Let’s split this conversation into organic and paid marketing material, especially on social media.
Organic essentially refers to the content you do not pay for, and you simply post on your page. This includes the usual social media posts, graphic designs, images, or short videos.
The thing about this, though, is that brand awareness is limited. Organic content only reaches a small percentage of your current following.
That’s why many businesses turn to paid.
As it suggests, paid refers to the same social media content, but you pay to boost it, i.e., reach a wider audience through social media advertising.
It might be better for you to solicit the help of a digital marketing agency or a social media marketer to take on this responsibility. They generally have more experience developing marketing material and navigating the platforms and would know what works, what doesn’t work, budgets, etc, on each platform.

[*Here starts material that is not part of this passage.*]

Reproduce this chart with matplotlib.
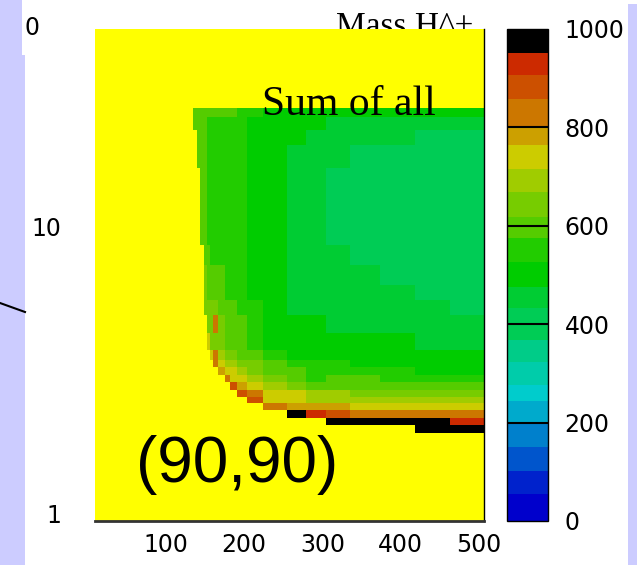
import numpy as np
import matplotlib
matplotlib.use('Agg')
import matplotlib.pyplot as plt
from matplotlib.colors import ListedColormap, BoundaryNorm
from matplotlib.patches import Rectangle
from matplotlib.lines import Line2D
from matplotlib.ticker import NullLocator

plt.rcParams['font.family'] = ['DejaVu Sans']

# bin edges of the histogram (Mass H^+ and tan beta)
X_EDGES = [134, 140, 144, 149, 152, 156, 160, 167, 175, 182, 191, 204, 224,
           255, 279, 305, 335, 374, 418, 463, 510]
Y_EDGES = [1.91, 2.04, 2.15, 2.30, 2.43, 2.55, 2.70, 2.88, 3.04, 3.25, 3.43,
           3.72, 4.27, 4.93, 5.56, 6.28, 7.37, 8.65, 10.6, 12.9, 16.1, 19.3,
           21.8, 24.2, 26.0]

# cell contents, top row (largest tan beta) first, 0 = empty
Z_ROWS = [
    [595, 595, 595, 595, 595, 595, 595, 595, 595, 595, 550, 550, 500, 500, 500, 500, 500, 500, 500, 500],
    [595, 595, 595, 595, 550, 550, 550, 550, 550, 550, 550, 500, 500, 500, 500, 455, 455, 455, 455, 455],
    [0, 595, 595, 595, 550, 550, 550, 550, 550, 550, 550, 500, 500, 500, 455, 455, 455, 455, 400, 400],
    [0, 595, 595, 595, 550, 550, 550, 550, 550, 550, 550, 500, 500, 455, 455, 455, 400, 400, 400, 400],
    [0, 0, 595, 595, 550, 550, 550, 550, 550, 550, 550, 500, 500, 455, 455, 400, 400, 400, 400, 400],
    [0, 0, 595, 595, 550, 550, 550, 550, 550, 550, 550, 500, 500, 455, 455, 400, 400, 400, 400, 400],
    [0, 0, 595, 595, 550, 550, 550, 550, 550, 550, 550, 500, 500, 455, 455, 400, 400, 400, 400, 400],
    [0, 0, 0, 595, 595, 550, 550, 550, 550, 550, 550, 500, 500, 455, 455, 455, 400, 400, 400, 400],
    [0, 0, 0, 640, 595, 595, 595, 595, 550, 550, 550, 500, 500, 455, 455, 455, 455, 400, 400, 400],
    [0, 0, 0, 640, 595, 595, 595, 595, 550, 550, 550, 500, 500, 455, 455, 455, 455, 455, 400, 400],
    [0, 0, 0, 640, 640, 640, 640, 595, 595, 595, 550, 550, 500, 455, 455, 455, 455, 455, 455, 400],
    [0, 0, 0, 0, 640, 640, 830, 640, 595, 595, 595, 550, 500, 500, 500, 455, 455, 455, 455, 455],
    [0, 0, 0, 0, 740, 640, 640, 640, 595, 595, 595, 550, 500, 500, 500, 500, 500, 500, 455, 455],
    [0, 0, 0, 0, 0, 740, 830, 690, 640, 640, 595, 595, 550, 500, 500, 500, 500, 500, 500, 500],
    [0, 0, 0, 0, 0, 0, 830, 740, 690, 690, 640, 640, 595, 550, 550, 550, 500, 500, 500, 500],
    [0, 0, 0, 0, 0, 0, 0, 780, 740, 740, 690, 640, 595, 595, 550, 550, 550, 550, 500, 500],
    [0, 0, 0, 0, 0, 0, 0, 0, 830, 740, 740, 690, 640, 595, 550, 595, 595, 550, 550, 550],
    [0, 0, 0, 0, 0, 0, 0, 0, 0, 880, 780, 740, 690, 640, 595, 595, 595, 595, 595, 595],
    [0, 0, 0, 0, 0, 0, 0, 0, 0, 0, 880, 800, 740, 740, 690, 690, 640, 640, 640, 640],
    [0, 0, 0, 0, 0, 0, 0, 0, 0, 0, 0, 900, 740, 740, 690, 690, 690, 690, 690, 690],
    [0, 0, 0, 0, 0, 0, 0, 0, 0, 0, 0, 0, 850, 780, 780, 780, 740, 740, 740, 740],
    [0, 0, 0, 0, 0, 0, 0, 0, 0, 0, 0, 0, 0, 980, 930, 880, 850, 830, 830, 830],
    [0, 0, 0, 0, 0, 0, 0, 0, 0, 0, 0, 0, 0, 0, 0, 980, 980, 980, 980, 930],
    [0, 0, 0, 0, 0, 0, 0, 0, 0, 0, 0, 0, 0, 0, 0, 0, 0, 0, 980, 980],
]

# palette (bottom to top of the colour scale)
LEVELS = [0, 55, 101, 150, 200, 243, 277, 324, 368, 433, 476, 526, 575, 617,
          668, 715, 765, 798, 858, 907, 951, 1000]
COLORS = ['#0000cc', '#0022cc', '#0055cc', '#0080cc', '#00aacc', '#00cccc',
          '#00ccaa', '#00cc88', '#00cc55', '#00cc33', '#00cc00', '#22cc00',
          '#55cc00', '#77cc00', '#a0cc00', '#cccc00', '#cca000', '#cc7700',
          '#cc5000', '#cc2a00', '#000000']

X_TICKS = [100, 200, 300, 400, 500]
Y_TICKS = [1, 10]
CB_TICKS = [0, 200, 400, 600, 800, 1000]

W, H = 637, 565
LAVENDER = '#ccccff'


def fx(px):
    return px / W


def fy(py):
    return 1 - py / H


fig = plt.figure(figsize=(W / 100, H / 100), dpi=100)

# slide background strips
for x0, y0, x1, y1 in [(0, 0, 22, 55), (0, 55, 25, H), (628, 4, W, H)]:
    fig.patches.append(Rectangle((fx(x0), fy(y1)), fx(x1 - x0), (y1 - y0) / H,
                                 transform=fig.transFigure, color=LAVENDER,
                                 lw=0, zorder=-5))
fig.lines.append(Line2D([fx(0), fx(25)], [fy(303), fy(312)],
                        transform=fig.transFigure, color='black', lw=1.5))

ax = fig.add_axes([fx(95), fy(521), fx(389), 492 / H])
ax.set_facecolor('#ffff00')

z = np.ma.masked_equal(np.array(Z_ROWS[::-1], dtype=float), 0)
cmap = ListedColormap(COLORS)
norm = BoundaryNorm(LEVELS, cmap.N)
mesh = ax.pcolormesh(X_EDGES, Y_EDGES, z, cmap=cmap, norm=norm,
                     shading='flat')

ax.set_yscale('log')
ax.set_xlim(9.3, 506.4)
ax.set_ylim(0.9415, 49.1)
ax.set_xticks(X_TICKS)
ax.set_yticks(Y_TICKS)
ax.set_yticklabels([str(v) for v in Y_TICKS])
ax.yaxis.set_minor_locator(NullLocator())
ax.tick_params(axis='x', length=0, pad=9, labelsize=17)
ax.tick_params(axis='y', length=0, pad=24, labelsize=17)
ax.spines['top'].set_visible(False)
ax.spines['left'].set_visible(False)
ax.spines['bottom'].set_color('#333333')
ax.spines['bottom'].set_linewidth(2)
ax.spines['right'].set_color('black')
ax.spines['right'].set_linewidth(1)

cax = fig.add_axes([fx(507), fy(521), fx(41), 492 / H])
cb = fig.colorbar(mesh, cax=cax, ticks=CB_TICKS, spacing='proportional')
cb.outline.set_edgecolor('black')
cb.outline.set_linewidth(1)
cb.minorticks_off()
cax.tick_params(which='both', length=0, pad=12, labelsize=17)
for v in CB_TICKS[1:-1]:
    cax.axhline(v, color='black', lw=1.5)

# texts
fig.text(fx(405), fy(35), 'Mass H^+', family='Liberation Serif', size=24,
         ha='center', va='baseline', zorder=-1)
fig.text(fx(349), fy(115), 'Sum of all', family='Liberation Serif', size=30,
         ha='center', va='baseline', zorder=5)
fig.text(fx(237), fy(482), '(90,90)', family='Liberation Sans', size=46,
         ha='center', va='baseline', zorder=5)
fig.text(fx(25), fy(35), '0', size=17, ha='left', va='baseline')

fig.savefig('out.png', dpi=100)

5. Help New Customers With Their Gift Shopping
New consumers may be completely unfamiliar with your market segment and need help figuring out where to start shopping. Publish a series of gift guides, offer an interactive tool to recommend the most suitable products, or offer a “gift concierge” via live chat, phone, or other support channels. The gift giver gets the information they need, and the gift receiver ends up with a present they love and exposure to your brand.
6. Stock Up on Packaging
Shipping logistics are complicated enough during the holiday season, so don’t let your supply chain get held up because you ran out of packaging.
Look at your previous year’s holiday shopping data to order an appropriate mix of options that match consumer buying patterns. You may usually go through smaller boxes during the year, but during the holiday season, you may need larger boxes or packaging as consumers shop for the whole family.
Want to go the extra mile? Get custom-printed packaging featuring holiday motifs or styles that can double as a gift box. Last-minute shoppers and those who never got the hang of wrapping presents will thank you.
7. Stock Up on Enough Inventory
Don’t cross your fingers, and hope you have enough inventory to make it through the holiday season. If you end up going out of stock midway through the holiday, you will potentially miss out on revenue opportunities, and then, of course, the customer will be disappointed that they can’t get what they were looking for.
Reference any available data from November and December of 2022 to establish a baseline for your order volume, but also research predicted trends for the year’s end.
8. Prepare Shipping Logistics
The United States Postal Service handled 11.7 billion mailpieces and packages during the 2022 holiday season. Consumers want their packages as quickly as possible and don’t particularly care that every shipping service is at or over capacity. In fact, the average waiting time for customer orders across all product categories decreased from 2.36 days in 2022 to 2.15 days in 2023.
Adjust your order cutoffs and shipping deadlines accordingly to provide the service your customers expect from your brand.
Holiday Marketing Campaign Example
Fenty’s marketing strategies are always worth mentioning. Their holiday campaigns are no different.
The popular makeup brand launched what they’ve been calling the “Holla’day collection,” or “Holla’fame holiday collection” that features some holy grail products their customers love and even some new ones in limited edition packaging, sizes, and bundles.
Takeaways from Fenty
- Use the holiday as a season to restyle your product packaging
- Create a catchy brand campaign name that you wouldn’t mind sharing online.
- Use several channels to promote your campaign, like email, social media, and website.
- Try to bundle products if possible to sell gift packages/combos
The Final Word
The holiday season is your final chance to meet your 2023 revenue goals. Make sure you have everything from this checklist and prepare your ecommerce store for a very busy time.
Start getting things in place, from your product photography to packaging to customer support. By being prepared early, you leave yourself plenty of time to make last-minute adjustments.